─── Dataset records ───

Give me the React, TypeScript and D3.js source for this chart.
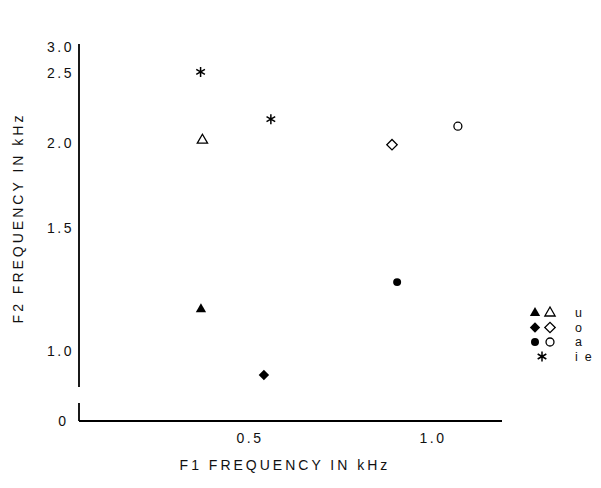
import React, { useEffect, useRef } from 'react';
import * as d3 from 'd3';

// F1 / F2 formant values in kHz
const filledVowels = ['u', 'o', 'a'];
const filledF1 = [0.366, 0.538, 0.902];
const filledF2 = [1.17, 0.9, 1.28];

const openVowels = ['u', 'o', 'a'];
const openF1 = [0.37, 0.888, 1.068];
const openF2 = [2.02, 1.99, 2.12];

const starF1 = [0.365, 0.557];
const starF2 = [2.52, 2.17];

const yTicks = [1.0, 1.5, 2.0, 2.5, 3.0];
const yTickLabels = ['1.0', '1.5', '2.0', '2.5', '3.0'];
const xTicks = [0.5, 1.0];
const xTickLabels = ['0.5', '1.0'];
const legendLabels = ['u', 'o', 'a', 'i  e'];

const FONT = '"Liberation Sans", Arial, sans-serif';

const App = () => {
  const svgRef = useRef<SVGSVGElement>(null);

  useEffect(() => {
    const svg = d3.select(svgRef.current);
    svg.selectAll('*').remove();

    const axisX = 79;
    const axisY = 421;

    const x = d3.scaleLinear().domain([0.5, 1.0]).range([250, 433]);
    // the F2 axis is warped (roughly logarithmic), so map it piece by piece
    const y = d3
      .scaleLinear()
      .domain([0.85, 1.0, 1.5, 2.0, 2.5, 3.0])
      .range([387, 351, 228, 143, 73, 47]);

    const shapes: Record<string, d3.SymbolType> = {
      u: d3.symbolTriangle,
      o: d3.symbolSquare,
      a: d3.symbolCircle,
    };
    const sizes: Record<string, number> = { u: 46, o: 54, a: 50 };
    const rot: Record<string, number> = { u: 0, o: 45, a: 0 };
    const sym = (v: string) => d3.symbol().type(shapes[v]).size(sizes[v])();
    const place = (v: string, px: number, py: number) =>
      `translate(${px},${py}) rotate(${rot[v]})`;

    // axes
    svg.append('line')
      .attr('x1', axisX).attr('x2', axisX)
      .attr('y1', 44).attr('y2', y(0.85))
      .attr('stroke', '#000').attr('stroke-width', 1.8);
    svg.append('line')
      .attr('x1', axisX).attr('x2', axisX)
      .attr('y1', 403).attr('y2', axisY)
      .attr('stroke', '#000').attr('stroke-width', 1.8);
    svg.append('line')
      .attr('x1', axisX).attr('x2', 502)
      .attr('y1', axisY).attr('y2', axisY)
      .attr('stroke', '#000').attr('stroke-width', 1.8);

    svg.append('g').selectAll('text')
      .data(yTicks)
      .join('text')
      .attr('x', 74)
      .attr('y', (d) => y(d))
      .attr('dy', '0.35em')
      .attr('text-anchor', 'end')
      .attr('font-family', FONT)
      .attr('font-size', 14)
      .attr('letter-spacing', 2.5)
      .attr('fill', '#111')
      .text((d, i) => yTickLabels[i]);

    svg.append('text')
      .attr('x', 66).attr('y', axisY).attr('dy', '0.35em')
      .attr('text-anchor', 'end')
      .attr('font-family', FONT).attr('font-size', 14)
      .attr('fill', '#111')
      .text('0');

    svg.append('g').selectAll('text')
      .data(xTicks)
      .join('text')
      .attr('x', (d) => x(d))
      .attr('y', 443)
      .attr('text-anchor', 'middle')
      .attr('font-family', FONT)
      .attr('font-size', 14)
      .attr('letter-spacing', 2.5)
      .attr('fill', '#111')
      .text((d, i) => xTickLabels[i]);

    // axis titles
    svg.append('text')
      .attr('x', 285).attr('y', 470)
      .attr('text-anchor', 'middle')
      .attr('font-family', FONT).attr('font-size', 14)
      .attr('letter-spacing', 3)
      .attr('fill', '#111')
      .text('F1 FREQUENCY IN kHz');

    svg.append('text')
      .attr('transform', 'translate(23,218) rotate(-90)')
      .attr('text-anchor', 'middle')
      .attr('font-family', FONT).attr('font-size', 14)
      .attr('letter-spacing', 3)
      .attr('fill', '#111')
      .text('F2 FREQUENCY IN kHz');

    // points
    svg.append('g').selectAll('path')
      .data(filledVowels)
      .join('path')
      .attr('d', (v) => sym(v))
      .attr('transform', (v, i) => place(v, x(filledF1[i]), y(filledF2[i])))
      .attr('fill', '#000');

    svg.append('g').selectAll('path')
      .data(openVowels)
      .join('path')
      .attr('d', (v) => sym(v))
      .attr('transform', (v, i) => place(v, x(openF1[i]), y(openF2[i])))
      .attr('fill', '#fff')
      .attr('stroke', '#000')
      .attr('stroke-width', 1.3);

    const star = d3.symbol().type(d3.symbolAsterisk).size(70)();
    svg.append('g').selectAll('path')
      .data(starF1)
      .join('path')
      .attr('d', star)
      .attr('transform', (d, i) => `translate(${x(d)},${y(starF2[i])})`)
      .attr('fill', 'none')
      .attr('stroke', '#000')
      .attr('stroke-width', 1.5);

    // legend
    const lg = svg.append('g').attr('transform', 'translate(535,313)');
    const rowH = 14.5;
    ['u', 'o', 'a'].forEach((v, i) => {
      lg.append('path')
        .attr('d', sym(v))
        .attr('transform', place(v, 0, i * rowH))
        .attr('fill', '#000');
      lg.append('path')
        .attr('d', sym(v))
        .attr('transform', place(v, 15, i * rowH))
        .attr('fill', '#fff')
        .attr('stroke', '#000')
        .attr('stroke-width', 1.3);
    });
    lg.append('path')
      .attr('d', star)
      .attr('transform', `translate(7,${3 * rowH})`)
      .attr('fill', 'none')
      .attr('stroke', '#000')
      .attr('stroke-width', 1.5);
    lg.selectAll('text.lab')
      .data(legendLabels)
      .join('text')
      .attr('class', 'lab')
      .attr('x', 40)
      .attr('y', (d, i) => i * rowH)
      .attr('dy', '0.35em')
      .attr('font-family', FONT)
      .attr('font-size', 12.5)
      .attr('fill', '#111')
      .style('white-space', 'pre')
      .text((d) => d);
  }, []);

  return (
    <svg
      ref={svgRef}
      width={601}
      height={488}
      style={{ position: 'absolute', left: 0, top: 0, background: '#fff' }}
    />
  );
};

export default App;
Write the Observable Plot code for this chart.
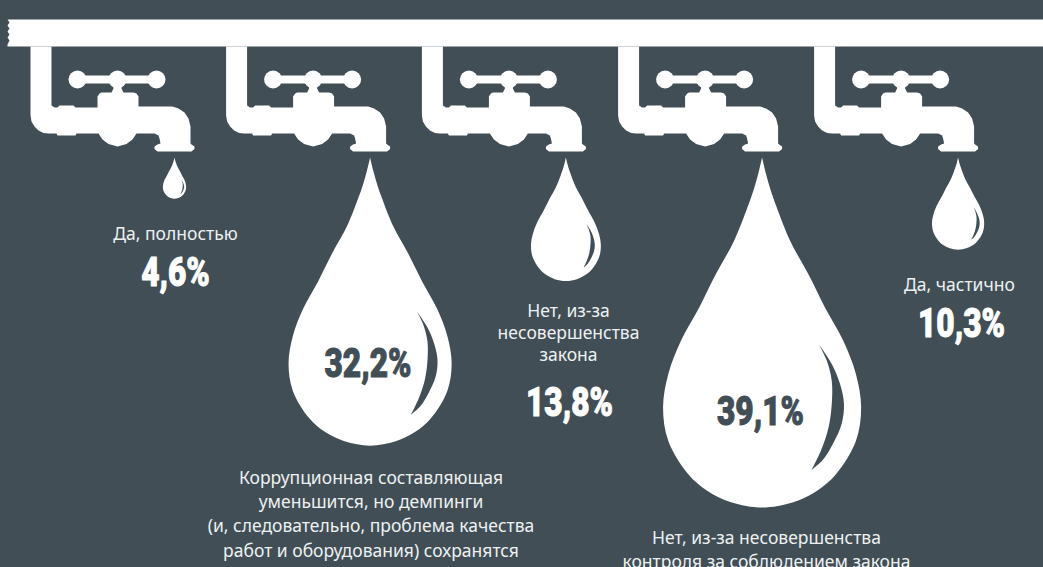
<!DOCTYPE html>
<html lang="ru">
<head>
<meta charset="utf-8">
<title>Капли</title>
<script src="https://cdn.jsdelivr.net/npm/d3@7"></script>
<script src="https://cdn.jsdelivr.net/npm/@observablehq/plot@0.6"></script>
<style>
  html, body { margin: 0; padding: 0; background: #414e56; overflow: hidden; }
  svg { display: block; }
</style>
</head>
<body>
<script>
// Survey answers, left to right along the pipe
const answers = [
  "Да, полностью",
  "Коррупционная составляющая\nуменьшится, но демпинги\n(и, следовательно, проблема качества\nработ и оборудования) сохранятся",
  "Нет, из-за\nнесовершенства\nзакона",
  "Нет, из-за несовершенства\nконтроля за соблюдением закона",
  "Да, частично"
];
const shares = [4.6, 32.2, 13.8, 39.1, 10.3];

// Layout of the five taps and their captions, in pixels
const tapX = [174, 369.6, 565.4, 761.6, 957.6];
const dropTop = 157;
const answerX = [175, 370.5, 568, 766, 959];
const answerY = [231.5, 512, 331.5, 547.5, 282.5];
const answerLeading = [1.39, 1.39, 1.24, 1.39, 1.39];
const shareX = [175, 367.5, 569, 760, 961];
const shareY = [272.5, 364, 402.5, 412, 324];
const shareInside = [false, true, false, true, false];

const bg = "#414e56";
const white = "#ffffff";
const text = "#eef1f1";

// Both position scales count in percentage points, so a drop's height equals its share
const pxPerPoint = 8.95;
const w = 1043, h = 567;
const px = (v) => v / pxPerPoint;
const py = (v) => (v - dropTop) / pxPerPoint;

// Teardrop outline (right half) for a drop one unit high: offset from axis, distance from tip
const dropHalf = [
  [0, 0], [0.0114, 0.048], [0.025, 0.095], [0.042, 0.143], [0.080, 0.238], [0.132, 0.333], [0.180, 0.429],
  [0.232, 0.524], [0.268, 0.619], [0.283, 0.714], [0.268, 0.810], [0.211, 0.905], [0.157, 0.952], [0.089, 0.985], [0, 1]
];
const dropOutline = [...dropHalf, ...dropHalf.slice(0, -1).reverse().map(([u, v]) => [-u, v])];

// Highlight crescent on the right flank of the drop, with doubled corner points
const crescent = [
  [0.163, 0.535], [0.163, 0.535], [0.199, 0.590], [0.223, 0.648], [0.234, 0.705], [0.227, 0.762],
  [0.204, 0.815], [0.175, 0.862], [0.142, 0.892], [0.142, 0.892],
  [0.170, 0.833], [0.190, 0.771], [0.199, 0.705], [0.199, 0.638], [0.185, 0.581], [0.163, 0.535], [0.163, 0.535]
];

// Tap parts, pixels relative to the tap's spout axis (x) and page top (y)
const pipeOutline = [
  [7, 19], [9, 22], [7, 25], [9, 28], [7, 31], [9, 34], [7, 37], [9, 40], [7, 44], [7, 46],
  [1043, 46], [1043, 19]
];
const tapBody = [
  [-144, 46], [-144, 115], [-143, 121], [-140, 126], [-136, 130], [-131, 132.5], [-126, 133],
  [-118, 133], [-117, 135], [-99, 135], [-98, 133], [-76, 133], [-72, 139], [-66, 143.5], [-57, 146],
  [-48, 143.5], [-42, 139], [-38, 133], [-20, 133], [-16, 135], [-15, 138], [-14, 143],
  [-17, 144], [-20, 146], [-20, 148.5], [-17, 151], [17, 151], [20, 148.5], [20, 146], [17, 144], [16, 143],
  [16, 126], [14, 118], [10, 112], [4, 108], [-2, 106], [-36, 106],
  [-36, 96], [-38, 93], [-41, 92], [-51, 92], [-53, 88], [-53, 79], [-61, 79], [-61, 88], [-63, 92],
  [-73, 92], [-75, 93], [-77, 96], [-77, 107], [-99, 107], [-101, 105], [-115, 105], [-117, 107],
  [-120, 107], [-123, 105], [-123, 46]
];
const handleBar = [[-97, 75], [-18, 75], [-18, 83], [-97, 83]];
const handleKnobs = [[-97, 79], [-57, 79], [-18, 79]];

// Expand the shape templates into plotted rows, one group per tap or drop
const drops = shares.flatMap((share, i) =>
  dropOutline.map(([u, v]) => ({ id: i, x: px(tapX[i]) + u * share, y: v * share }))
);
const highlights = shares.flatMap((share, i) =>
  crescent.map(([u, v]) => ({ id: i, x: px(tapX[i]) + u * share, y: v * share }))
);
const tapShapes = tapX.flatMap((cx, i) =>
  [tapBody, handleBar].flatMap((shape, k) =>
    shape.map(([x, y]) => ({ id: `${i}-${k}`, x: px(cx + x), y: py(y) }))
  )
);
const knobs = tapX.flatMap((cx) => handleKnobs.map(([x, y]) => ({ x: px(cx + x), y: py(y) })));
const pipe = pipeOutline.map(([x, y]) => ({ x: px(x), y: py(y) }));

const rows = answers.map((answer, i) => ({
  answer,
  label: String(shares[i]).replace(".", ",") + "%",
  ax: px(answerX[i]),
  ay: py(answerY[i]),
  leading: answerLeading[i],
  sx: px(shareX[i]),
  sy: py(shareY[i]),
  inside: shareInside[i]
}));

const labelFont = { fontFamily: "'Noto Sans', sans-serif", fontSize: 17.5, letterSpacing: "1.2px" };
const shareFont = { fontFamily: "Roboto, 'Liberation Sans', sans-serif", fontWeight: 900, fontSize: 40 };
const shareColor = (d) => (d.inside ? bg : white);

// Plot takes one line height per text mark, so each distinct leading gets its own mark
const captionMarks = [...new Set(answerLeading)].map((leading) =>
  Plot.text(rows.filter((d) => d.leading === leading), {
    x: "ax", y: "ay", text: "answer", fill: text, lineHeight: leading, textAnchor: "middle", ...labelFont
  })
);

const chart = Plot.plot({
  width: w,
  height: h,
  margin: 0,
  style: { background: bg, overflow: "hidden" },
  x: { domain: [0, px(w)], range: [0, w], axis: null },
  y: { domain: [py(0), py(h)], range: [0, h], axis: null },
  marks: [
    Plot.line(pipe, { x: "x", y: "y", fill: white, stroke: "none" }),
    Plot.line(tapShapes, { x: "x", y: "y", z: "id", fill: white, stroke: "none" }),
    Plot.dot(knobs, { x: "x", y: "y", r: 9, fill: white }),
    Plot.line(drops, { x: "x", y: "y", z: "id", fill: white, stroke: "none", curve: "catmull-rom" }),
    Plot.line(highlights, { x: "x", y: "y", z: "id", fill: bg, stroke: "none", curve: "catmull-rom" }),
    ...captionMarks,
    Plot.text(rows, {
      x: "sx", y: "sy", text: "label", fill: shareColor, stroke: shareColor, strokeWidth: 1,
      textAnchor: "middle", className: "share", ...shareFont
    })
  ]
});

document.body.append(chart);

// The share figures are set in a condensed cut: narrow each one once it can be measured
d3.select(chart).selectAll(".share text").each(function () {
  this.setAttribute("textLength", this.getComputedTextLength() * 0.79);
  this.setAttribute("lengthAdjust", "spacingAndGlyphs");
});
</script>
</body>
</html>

───

**Exercise description**
The lines from the start of the entries above through the one containing "const filledF2 = [1.17, 0.9, 1.28];" are to be retyped exactly, and no others. Pictures are left out.

**Task answer**
Give me the React, TypeScript and D3.js source for this chart.
import React, { useEffect, useRef } from 'react';
import * as d3 from 'd3';

// F1 / F2 formant values in kHz
const filledVowels = ['u', 'o', 'a'];
const filledF1 = [0.366, 0.538, 0.902];
const filledF2 = [1.17, 0.9, 1.28];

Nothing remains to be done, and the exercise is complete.